### WHAT NEEDS TO BE DONE
Retype word for word the first line of the listing and each line after it up to the line with "import * as", with the pictures taken out.

### DATA FOR THE TASK

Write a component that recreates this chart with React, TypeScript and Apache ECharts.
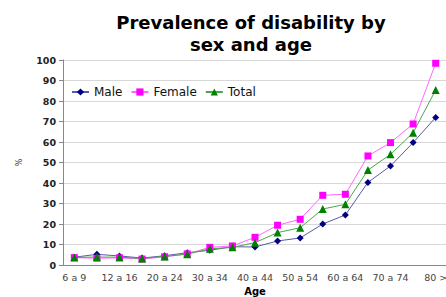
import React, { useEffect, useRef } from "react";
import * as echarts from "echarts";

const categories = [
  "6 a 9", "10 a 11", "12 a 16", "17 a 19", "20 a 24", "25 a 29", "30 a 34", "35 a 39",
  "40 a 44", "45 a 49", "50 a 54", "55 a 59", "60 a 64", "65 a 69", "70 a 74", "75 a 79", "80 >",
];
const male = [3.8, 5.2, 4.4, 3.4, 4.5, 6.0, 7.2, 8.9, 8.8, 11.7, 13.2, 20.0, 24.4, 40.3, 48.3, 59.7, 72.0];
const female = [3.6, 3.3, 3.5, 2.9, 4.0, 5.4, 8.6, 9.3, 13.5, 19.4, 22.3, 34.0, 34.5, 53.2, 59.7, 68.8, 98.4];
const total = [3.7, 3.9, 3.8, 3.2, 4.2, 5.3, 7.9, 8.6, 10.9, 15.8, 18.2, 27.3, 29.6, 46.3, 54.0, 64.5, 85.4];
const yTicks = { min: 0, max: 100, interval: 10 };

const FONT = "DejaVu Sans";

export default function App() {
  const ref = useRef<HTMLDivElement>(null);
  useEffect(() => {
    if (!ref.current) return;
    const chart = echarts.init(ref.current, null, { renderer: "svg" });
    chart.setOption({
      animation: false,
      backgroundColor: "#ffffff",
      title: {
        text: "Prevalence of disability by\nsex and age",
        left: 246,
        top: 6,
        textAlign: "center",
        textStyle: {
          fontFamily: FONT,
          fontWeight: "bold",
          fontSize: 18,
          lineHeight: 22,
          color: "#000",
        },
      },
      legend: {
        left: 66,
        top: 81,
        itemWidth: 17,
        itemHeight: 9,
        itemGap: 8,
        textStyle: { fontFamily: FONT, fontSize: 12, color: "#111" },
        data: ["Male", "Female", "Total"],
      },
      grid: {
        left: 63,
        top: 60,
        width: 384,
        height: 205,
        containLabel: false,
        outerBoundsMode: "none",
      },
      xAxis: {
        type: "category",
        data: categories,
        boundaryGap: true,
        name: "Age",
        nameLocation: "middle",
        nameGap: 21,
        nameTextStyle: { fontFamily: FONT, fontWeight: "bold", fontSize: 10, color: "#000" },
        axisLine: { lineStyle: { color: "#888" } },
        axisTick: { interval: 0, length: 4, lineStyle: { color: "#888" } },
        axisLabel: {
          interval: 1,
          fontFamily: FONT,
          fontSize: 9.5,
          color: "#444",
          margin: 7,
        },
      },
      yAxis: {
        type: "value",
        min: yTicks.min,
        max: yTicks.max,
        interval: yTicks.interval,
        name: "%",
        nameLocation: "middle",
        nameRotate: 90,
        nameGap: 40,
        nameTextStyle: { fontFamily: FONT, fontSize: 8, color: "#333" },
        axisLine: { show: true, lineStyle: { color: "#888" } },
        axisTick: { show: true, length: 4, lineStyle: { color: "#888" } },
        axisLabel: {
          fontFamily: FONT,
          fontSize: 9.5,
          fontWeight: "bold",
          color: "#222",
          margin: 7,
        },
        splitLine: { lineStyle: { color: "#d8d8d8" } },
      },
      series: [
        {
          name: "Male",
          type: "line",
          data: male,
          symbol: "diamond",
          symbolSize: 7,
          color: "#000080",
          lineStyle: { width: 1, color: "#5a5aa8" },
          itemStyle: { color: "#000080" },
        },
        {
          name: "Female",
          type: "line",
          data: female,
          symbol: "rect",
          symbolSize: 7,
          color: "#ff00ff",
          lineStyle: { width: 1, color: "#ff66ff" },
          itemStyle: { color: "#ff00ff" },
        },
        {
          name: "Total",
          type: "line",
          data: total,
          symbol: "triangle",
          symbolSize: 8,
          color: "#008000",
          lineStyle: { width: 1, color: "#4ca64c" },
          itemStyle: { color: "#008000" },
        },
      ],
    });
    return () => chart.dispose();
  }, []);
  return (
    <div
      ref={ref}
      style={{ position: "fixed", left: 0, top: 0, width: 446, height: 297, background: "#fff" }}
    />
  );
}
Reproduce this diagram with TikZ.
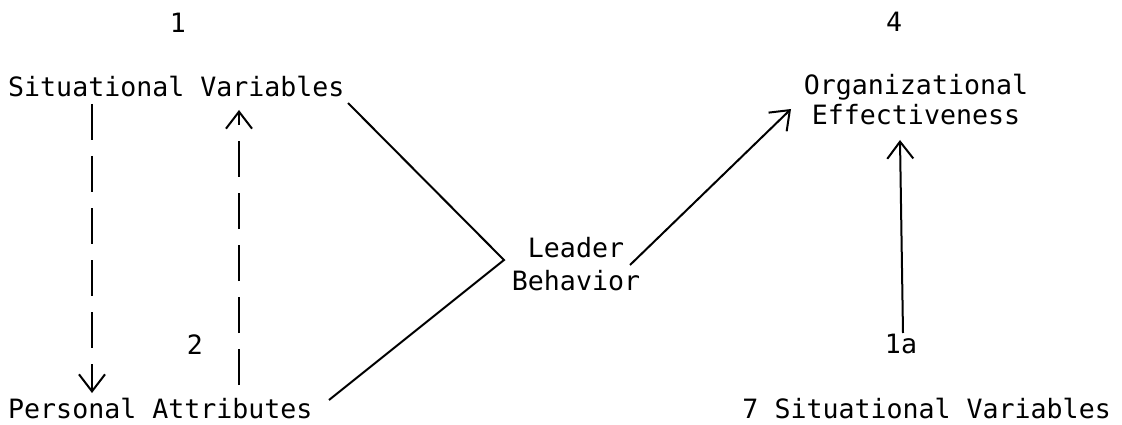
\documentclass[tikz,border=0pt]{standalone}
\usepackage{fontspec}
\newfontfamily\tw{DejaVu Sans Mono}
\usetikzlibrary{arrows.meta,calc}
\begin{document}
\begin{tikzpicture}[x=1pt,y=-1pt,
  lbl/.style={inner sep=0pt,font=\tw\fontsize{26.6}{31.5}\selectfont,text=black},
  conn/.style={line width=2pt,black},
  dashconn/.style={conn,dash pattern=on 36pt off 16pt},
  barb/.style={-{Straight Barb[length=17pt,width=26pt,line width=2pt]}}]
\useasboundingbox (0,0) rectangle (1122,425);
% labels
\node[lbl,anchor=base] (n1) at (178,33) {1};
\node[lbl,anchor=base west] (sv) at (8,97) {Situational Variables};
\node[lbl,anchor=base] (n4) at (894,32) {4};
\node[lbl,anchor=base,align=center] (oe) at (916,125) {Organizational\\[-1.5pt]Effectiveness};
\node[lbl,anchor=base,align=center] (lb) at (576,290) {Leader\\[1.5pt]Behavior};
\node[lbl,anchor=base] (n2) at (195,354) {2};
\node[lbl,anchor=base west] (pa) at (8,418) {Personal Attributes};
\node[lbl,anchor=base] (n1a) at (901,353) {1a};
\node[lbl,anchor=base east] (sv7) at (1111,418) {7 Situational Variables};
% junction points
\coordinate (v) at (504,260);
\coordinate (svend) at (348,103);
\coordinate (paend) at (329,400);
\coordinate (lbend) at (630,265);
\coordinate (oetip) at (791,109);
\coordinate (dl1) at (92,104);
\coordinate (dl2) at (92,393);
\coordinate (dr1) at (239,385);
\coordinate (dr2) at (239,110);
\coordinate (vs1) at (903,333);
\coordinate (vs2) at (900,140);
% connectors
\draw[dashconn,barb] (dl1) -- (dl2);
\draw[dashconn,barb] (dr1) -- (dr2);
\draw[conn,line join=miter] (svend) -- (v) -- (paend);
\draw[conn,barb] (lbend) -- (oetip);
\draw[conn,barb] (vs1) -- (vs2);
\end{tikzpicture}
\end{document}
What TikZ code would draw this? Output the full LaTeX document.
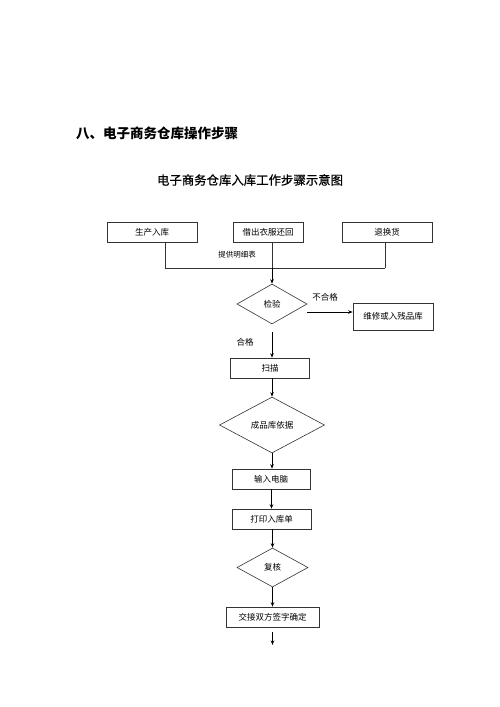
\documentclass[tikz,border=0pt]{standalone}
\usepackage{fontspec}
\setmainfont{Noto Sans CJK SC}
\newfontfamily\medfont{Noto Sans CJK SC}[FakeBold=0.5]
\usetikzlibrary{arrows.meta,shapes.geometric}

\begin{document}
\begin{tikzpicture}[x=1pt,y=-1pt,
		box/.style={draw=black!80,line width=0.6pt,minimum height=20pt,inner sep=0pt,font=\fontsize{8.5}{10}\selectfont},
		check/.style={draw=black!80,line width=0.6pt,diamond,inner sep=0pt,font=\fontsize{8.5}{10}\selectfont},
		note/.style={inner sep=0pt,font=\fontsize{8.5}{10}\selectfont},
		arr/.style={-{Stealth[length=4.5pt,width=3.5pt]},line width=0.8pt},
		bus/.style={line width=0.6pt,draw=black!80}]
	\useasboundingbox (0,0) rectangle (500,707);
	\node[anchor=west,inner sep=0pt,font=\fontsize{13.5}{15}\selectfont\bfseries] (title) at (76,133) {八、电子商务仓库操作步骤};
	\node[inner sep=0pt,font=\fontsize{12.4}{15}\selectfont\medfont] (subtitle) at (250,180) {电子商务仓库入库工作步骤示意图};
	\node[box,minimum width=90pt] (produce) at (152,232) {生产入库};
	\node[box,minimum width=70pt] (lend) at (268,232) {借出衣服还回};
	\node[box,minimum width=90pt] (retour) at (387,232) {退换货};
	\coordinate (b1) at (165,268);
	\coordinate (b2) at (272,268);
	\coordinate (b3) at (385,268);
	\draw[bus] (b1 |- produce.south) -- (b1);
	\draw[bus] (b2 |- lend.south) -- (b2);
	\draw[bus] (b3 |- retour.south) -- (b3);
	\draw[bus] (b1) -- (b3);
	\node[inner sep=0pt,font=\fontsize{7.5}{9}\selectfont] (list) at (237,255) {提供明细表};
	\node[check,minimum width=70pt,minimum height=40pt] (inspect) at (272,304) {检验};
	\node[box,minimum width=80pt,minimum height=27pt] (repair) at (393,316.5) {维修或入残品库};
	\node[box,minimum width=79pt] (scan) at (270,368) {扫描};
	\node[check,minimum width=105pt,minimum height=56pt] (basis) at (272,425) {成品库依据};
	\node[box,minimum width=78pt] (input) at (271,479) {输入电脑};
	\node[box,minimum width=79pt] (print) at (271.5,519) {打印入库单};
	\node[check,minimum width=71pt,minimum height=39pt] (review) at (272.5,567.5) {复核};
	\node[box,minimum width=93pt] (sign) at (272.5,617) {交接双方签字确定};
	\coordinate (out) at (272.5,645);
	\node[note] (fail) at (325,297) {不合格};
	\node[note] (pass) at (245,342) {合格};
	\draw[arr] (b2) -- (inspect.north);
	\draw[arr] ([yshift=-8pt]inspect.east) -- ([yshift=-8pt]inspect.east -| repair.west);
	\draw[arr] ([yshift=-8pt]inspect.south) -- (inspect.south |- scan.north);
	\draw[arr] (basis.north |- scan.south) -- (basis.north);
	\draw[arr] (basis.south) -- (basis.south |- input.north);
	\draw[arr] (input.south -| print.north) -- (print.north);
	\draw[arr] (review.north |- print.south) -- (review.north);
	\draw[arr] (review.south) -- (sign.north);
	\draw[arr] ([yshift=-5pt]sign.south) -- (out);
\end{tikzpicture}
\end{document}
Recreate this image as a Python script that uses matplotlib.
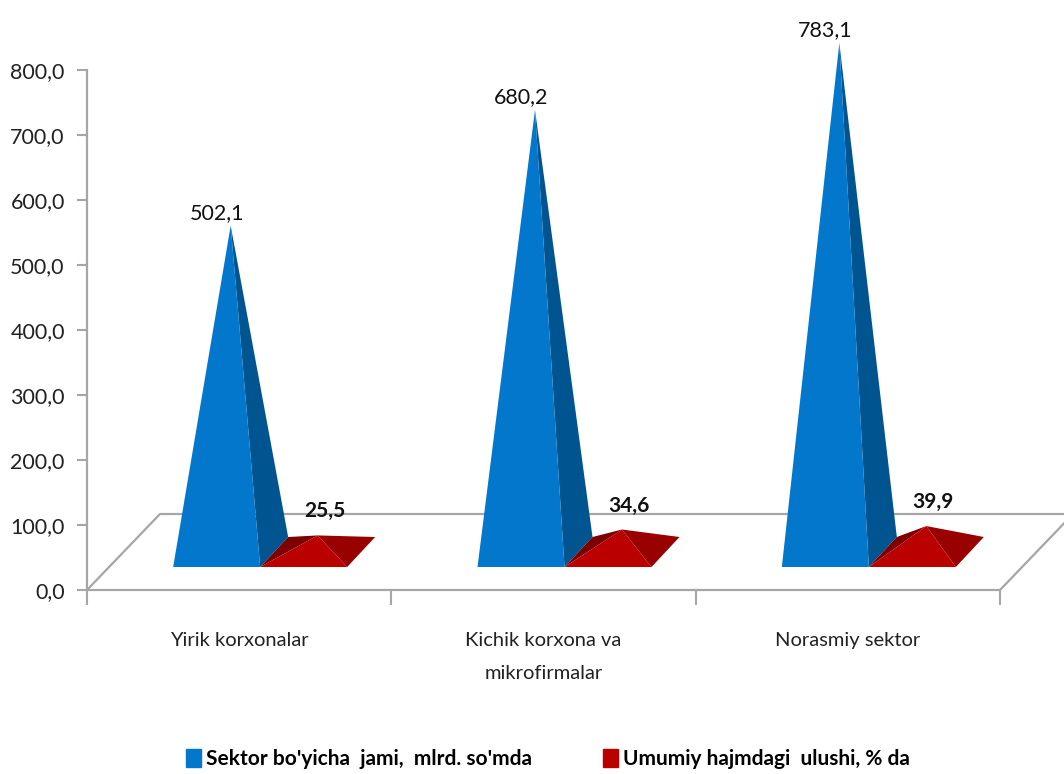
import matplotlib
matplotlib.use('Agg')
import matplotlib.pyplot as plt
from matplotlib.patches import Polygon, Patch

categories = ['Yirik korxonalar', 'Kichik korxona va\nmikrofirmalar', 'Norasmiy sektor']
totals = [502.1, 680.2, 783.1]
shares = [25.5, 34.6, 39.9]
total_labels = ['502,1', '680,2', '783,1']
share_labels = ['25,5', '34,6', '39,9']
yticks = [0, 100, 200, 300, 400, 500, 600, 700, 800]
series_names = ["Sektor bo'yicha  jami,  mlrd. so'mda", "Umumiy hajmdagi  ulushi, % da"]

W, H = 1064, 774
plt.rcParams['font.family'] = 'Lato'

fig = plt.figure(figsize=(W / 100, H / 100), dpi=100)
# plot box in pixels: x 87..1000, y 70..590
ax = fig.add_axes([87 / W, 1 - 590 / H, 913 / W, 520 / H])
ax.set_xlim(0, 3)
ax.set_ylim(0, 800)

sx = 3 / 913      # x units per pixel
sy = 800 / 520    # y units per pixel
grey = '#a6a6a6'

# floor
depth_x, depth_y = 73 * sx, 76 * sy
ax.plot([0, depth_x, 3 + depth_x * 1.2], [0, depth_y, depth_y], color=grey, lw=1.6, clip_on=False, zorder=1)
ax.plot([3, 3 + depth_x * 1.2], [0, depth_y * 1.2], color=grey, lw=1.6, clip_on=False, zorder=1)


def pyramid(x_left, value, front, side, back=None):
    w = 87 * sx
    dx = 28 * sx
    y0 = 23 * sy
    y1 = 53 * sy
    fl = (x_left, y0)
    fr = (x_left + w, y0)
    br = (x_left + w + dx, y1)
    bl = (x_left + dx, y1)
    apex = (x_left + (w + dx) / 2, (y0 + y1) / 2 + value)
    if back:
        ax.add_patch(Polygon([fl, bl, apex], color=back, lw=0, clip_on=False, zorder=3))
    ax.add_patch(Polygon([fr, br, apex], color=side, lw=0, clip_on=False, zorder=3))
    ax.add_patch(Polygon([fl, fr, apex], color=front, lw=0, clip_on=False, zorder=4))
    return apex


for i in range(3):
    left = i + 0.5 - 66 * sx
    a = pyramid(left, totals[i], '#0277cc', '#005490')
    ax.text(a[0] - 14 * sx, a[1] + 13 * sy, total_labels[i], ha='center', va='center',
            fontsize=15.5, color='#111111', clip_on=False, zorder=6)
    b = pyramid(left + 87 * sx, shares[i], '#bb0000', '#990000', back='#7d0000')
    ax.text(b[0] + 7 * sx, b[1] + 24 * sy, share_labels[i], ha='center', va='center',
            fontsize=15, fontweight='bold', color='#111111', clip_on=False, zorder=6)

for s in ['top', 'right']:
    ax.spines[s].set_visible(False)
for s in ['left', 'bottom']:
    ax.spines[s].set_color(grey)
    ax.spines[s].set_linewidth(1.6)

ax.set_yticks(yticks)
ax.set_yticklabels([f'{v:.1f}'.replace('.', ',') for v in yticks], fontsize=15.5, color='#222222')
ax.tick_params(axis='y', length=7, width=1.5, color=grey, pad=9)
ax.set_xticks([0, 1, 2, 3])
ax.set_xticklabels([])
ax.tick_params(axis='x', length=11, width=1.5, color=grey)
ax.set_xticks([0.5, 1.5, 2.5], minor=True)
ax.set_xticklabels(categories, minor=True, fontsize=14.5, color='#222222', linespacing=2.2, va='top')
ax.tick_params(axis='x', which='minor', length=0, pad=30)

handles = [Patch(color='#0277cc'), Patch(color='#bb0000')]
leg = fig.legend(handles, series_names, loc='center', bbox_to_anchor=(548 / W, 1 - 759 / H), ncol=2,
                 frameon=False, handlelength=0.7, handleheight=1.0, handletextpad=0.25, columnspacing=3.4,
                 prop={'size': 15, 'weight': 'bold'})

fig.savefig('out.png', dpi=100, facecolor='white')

### THE ANSWER
Write a component that recreates this chart with React, TypeScript and Apache ECharts.
import React, { useEffect, useRef } from "react";
import * as echarts from "echarts";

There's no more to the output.